Kingsley has a genuine passion for the subjects she publishes, particularly autism and Asperger's. "For autism, we got there ahead of everybody else and pretty much stayed ahead. The big companies have come piling in, but people feel that we really pioneered it and, to some extent, changed the field. And what we really try to do here is to change the way people look at things. I appoint people who share our values—it's lovely to have the freedom to do that and it makes the company very cohesive. When something good happens to a book everybody is really proud of, there is a good company feel. That's very different from a corporation, even the most benign corporation."

She is proud that she has helped change public perceptions of Asperger's. "When I started publishing, the only time you saw something about Asperger's was when some criminal had done something and they had Asperger's. One of the things I really wanted to change was people's perception of it. So we published a whole lot of positive books about Asperger's. We did a lot about presenting the positive side of the condition and that gradually filtered through."

After reading philosophy at Warwick University and travelling around Europe for a couple of years, Kingsley started working in the marketing department at academic press distributor Eurospan in 1973. She worked her way up to marketing director, and then decided to branch out on her own in 1987, financed by a £5,000 bank loan. "At the time, Bloomsbury and Headline were starting up as well, and there were stories in the press about how they were going to the City to get so much money," she says. "And there I was, getting what essentially amounted to a second mortgage."

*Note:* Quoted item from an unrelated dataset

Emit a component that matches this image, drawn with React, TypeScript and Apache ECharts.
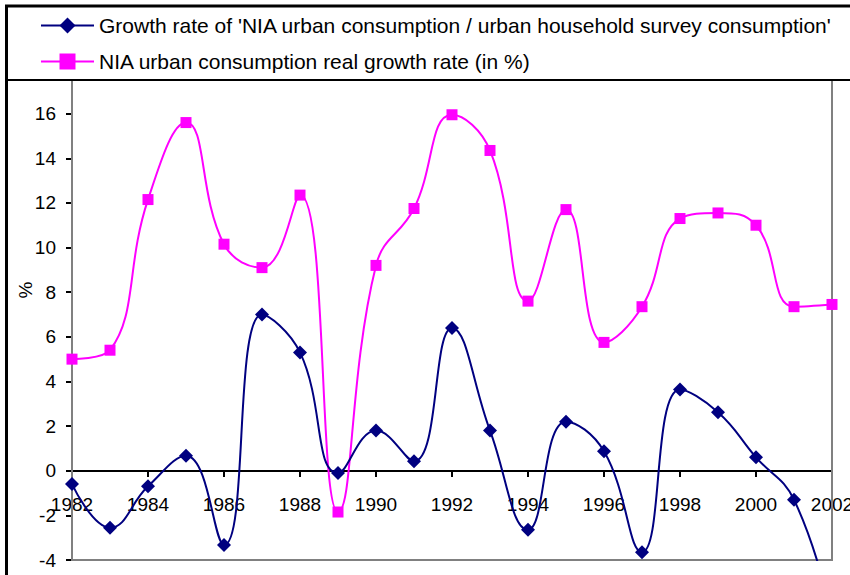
import React, { useEffect, useRef } from "react";
import * as echarts from "echarts";

const years = [1982, 1983, 1984, 1985, 1986, 1987, 1988, 1989, 1990, 1991, 1992, 1993, 1994, 1995, 1996, 1997, 1998, 1999, 2000, 2001, 2002];
const ratioGrowth = [-0.6, -2.55, -0.7, 0.67, -3.33, 7.0, 5.3, -0.1, 1.8, 0.42, 6.4, 1.8, -2.65, 2.2, 0.87, -3.65, 3.64, 2.62, 0.6, -1.3, -6.5];
const niaGrowth = [5.0, 5.4, 12.15, 15.6, 10.15, 9.1, 12.35, -1.85, 9.2, 11.75, 15.95, 14.35, 7.6, 11.7, 5.75, 7.35, 11.3, 11.55, 11.0, 7.35, 7.45];
const seriesNames = [
  "Growth rate of 'NIA urban consumption / urban household survey consumption'",
  "NIA urban consumption real growth rate (in %)",
];
const yAxisName = "%";

export default function App() {
  const ref = useRef<HTMLDivElement>(null);
  useEffect(() => {
    if (!ref.current) return;
    const chart = echarts.init(ref.current, undefined, { renderer: "svg" });
    const font = "'Liberation Sans', Arial, sans-serif";
    chart.setOption({
      animation: false,
      backgroundColor: "#ffffff",
      textStyle: { fontFamily: font },
      grid: {
        left: 72,
        right: 18,
        top: 69,
        bottom: 15,
        containLabel: false,
        outerBoundsMode: "none",
        show: true,
        borderColor: "#808080",
        borderWidth: 2,
        backgroundColor: "transparent",
        z: 1,
      },
      legend: {
        z: 200,
        orient: "vertical",
        left: 35,
        top: 10,
        itemWidth: 53,
        itemHeight: 20,
        itemGap: 15,
        textStyle: { fontSize: 21, color: "#000", fontFamily: font, lineHeight: 20 },
        data: seriesNames,
      },
      xAxis: {
        type: "value",
        min: 1982,
        max: 2002,
        interval: 2,
        position: "bottom",
        offset: -89,
        axisLine: { onZero: false, lineStyle: { color: "#000", width: 2 } },
        axisTick: { show: true, inside: false, length: 6, lineStyle: { color: "#000", width: 2 } },
        axisLabel: { fontSize: 19, color: "#000", margin: 24, formatter: (v: number) => String(v) },
        splitLine: { show: false },
      },
      yAxis: {
        type: "value",
        min: -4,
        max: 18,
        interval: 2,
        axisLine: { show: true, onZero: false, lineStyle: { color: "#000", width: 2 } },
        axisTick: { show: true, inside: false, length: 6, lineStyle: { color: "#000", width: 2 } },
        axisLabel: { fontSize: 19, color: "#000", margin: 16, showMaxLabel: false },
        splitLine: { show: false },
      },
      graphic: [
        {
          type: "rect",
          z: 100,
          shape: { x: 0, y: 0, width: 850, height: 80 },
          style: { fill: "#ffffff" },
        },
        {
          type: "line",
          z: 101,
          shape: { x1: 5, y1: 6, x2: 850, y2: 6 },
          style: { stroke: "#000", lineWidth: 3 },
        },
        {
          type: "line",
          z: 101,
          shape: { x1: 5, y1: 80, x2: 850, y2: 80 },
          style: { stroke: "#000", lineWidth: 2 },
        },
        {
          type: "line",
          z: 101,
          shape: { x1: 6.5, y1: 5, x2: 6.5, y2: 575 },
          style: { stroke: "#000", lineWidth: 3 },
        },
        {
          type: "text",
          z: 101,
          x: 25,
          y: 290,
          rotation: Math.PI / 2,
          style: { text: yAxisName, fontSize: 19, fill: "#000", align: "center", verticalAlign: "middle", fontFamily: font },
        },
      ],
      series: [
        {
          name: seriesNames[0],
          type: "line",
          smooth: 0.45,
          symbol: "diamond",
          symbolSize: 14,
          clip: true,
          itemStyle: { color: "#000080" },
          lineStyle: { color: "#000080", width: 2 },
          data: years.map((y, i) => [y, ratioGrowth[i]]),
          z: 3,
        },
        {
          name: seriesNames[1],
          type: "line",
          smooth: 0.45,
          symbol: "rect",
          symbolSize: 11,
          clip: true,
          itemStyle: { color: "#ff00ff" },
          lineStyle: { color: "#ff00ff", width: 2 },
          data: years.map((y, i) => [y, niaGrowth[i]]),
          z: 2,
        },
      ],
    });
    return () => chart.dispose();
  }, []);
  return <div ref={ref} style={{ position: "fixed", left: 0, top: 0, width: 850, height: 575 }} />;
}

Kogan Page's Philip Kogan, whose tub-thumping lifetime achievement award acceptance speech was perhaps the most entertaining moment of the IPAs, was helpful to Kingsley at the start, giving advice, selling her the first eight titles in the JKP list and eventually renting office space to her.

From big acorns

At the beginning, Kingsley worked by herself from home. She quickly built up the social and behavioural sciences list and promoted it with "masses and masses of mailings" to professionals and support groups. The business grew: it now publishes more than 100 books a year, earned turnover of about £3.5m in 2006, employs 28 people, and has a US office. She says: "If you were to have told me in 1987 that we would be where we are now, I would not have believed you."

After recent success with a book on autism and yoga, and a humour title, All Cats Have Asperger's, Kingsley is looking to continue expanding the list. She says: "We're starting to look at ways we might go to slightly more alternative stuff. It's quite a challenge, but I feel we have a good enough reputation to push the edges a bit." She pauses and adds: "But what we are about is breaking new ground. In social work, for example, we publish a lot of books that gave kids a voice, including several books on domestic violence that really gave social workers the inside view on what it was like for the kids. No one had really done that before. That's the stuff I really like doing, changing the world."